[Collection entries]

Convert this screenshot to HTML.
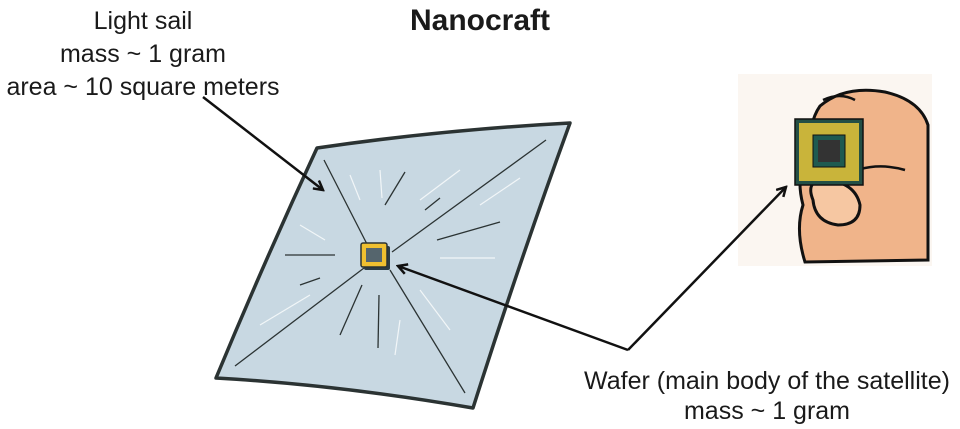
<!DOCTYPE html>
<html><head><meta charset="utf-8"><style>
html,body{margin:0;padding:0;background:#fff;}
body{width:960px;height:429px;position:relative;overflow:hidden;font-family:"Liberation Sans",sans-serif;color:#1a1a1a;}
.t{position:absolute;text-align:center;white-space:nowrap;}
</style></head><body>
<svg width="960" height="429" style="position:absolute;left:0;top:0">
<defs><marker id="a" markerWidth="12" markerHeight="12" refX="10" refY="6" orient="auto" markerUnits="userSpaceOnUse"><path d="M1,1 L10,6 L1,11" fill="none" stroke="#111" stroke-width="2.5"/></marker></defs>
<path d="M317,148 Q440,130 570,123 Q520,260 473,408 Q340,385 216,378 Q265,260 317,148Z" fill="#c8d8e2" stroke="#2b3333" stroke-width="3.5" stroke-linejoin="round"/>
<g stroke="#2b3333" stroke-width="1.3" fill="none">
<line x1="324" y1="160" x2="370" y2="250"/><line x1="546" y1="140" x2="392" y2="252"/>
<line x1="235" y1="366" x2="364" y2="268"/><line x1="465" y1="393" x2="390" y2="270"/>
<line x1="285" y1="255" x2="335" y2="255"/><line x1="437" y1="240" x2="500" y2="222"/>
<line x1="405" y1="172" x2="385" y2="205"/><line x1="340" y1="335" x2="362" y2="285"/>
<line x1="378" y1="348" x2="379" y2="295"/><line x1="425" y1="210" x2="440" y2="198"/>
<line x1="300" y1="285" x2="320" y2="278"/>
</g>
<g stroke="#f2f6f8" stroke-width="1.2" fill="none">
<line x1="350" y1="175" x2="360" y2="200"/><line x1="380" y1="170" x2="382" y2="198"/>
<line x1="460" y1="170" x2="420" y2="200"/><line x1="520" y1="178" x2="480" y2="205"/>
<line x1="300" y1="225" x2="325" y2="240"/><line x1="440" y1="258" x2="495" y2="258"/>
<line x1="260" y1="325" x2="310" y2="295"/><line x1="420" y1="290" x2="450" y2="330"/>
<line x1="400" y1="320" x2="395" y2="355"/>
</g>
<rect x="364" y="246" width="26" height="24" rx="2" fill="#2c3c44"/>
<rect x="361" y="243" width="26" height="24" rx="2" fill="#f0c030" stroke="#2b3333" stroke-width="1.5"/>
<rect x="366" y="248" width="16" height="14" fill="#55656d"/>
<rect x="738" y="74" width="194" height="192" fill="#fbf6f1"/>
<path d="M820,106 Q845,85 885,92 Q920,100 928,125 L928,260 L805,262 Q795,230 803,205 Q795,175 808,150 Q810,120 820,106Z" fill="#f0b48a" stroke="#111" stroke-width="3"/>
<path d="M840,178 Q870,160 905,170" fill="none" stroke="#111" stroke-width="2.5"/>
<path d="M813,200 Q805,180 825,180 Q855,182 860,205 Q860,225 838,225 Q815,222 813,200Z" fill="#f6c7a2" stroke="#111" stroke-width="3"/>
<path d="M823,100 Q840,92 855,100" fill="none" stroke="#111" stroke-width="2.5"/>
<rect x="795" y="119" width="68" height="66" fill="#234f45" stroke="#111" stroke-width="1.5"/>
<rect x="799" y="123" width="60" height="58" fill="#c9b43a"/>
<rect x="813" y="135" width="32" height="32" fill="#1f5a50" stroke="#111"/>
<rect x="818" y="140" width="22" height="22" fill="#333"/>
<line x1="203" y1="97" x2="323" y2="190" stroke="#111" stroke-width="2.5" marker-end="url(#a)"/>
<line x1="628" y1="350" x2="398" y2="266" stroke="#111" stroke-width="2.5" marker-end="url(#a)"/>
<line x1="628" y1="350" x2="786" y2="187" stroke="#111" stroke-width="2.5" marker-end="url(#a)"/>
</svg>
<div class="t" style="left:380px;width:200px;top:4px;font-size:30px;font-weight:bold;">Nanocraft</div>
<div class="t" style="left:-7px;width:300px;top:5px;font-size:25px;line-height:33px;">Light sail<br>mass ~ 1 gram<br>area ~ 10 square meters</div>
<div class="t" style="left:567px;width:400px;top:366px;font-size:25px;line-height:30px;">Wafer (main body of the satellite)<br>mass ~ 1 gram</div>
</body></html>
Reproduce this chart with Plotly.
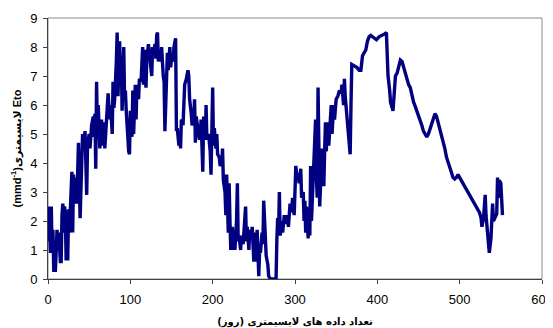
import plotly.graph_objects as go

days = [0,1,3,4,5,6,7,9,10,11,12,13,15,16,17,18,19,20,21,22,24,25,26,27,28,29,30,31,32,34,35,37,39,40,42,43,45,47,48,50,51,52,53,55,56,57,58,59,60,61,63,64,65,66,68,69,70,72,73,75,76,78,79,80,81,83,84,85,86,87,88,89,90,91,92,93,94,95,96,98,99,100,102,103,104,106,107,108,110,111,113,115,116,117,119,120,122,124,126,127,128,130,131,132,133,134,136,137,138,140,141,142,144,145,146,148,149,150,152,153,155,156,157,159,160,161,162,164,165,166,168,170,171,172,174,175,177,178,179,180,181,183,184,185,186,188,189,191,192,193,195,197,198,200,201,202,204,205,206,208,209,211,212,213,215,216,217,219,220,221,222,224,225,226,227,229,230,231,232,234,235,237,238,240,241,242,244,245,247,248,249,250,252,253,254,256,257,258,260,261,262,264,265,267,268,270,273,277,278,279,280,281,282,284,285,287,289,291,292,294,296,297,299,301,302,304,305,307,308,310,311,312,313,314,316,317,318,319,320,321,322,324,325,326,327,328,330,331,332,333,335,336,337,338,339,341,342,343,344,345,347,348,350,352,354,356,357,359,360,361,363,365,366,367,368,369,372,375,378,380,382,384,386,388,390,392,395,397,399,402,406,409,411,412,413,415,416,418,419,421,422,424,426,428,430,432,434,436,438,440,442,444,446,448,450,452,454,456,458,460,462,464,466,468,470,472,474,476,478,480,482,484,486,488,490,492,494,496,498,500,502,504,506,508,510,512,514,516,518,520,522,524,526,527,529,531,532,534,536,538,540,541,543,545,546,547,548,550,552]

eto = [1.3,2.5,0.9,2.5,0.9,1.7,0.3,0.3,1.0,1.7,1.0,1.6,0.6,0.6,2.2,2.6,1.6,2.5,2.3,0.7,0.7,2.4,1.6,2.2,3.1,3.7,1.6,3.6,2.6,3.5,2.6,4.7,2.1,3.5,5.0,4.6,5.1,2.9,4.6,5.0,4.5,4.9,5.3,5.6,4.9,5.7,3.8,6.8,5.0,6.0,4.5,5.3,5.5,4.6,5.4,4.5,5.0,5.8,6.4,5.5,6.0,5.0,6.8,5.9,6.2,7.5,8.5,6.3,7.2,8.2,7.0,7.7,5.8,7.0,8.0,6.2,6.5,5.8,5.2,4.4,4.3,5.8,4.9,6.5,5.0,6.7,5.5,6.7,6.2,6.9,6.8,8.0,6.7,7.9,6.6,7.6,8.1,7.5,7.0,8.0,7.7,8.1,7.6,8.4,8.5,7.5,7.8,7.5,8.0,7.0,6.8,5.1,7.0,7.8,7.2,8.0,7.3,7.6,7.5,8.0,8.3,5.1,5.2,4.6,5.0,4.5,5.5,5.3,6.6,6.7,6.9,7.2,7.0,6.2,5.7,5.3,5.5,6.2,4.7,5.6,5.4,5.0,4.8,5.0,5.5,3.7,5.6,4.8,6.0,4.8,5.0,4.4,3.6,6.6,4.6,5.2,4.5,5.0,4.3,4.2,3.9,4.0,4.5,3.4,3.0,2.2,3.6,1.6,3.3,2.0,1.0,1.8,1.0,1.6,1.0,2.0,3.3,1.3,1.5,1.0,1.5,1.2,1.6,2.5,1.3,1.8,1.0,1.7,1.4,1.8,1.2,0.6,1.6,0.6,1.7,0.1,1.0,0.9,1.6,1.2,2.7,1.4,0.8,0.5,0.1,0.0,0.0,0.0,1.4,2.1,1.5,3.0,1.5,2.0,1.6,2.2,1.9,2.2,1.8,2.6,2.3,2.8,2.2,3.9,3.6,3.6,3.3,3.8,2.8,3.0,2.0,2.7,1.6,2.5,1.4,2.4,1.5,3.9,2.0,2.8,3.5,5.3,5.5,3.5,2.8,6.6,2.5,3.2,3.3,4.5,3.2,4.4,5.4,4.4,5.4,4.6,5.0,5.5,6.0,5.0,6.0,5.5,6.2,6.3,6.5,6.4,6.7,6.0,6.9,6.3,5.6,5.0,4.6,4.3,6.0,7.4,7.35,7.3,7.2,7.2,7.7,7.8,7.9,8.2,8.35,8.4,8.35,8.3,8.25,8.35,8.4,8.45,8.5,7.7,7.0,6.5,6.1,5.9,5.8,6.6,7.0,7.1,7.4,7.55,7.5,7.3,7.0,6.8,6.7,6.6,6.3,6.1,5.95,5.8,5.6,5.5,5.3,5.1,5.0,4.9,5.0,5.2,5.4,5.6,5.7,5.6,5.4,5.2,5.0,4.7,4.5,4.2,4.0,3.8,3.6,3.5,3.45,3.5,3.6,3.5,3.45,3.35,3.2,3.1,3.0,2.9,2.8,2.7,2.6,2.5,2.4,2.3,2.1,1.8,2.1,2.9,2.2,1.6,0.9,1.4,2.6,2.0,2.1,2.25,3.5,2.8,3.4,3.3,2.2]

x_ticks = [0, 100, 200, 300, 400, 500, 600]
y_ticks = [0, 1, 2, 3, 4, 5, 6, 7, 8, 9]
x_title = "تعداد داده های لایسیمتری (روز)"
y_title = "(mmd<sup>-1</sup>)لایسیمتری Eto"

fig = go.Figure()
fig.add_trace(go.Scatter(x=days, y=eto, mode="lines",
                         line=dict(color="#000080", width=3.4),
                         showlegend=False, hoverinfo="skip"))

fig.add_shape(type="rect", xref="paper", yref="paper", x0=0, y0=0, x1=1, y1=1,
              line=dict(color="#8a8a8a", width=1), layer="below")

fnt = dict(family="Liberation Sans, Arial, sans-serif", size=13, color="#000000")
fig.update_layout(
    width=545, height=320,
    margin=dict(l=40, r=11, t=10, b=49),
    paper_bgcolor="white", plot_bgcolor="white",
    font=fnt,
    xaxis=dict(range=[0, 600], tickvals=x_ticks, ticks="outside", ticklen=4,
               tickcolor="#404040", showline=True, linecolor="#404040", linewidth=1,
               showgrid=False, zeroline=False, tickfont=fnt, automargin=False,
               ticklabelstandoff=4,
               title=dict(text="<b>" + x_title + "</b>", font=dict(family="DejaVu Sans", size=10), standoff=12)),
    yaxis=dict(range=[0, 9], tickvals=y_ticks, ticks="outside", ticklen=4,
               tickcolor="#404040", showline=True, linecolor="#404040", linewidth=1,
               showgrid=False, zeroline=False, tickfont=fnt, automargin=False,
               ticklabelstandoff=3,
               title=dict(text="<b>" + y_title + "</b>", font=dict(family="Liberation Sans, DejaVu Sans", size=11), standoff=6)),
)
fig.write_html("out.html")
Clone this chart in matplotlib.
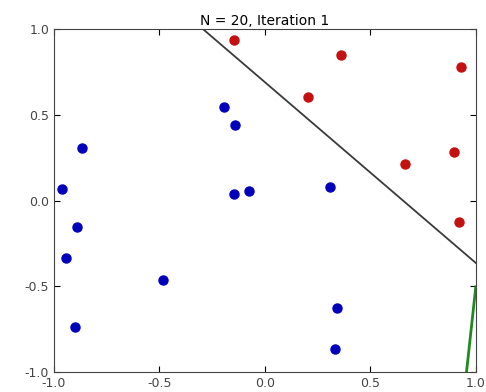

**Exercise prompt:** Copy exactly, and copy only, the lines from the one with "Reproduce this chart with Plotly." to the one with "import plotly.graph_objects as go", ends included. Pictures are not part of the copy.

**Reply to the task:**
Reproduce this chart with Plotly.
import plotly.graph_objects as go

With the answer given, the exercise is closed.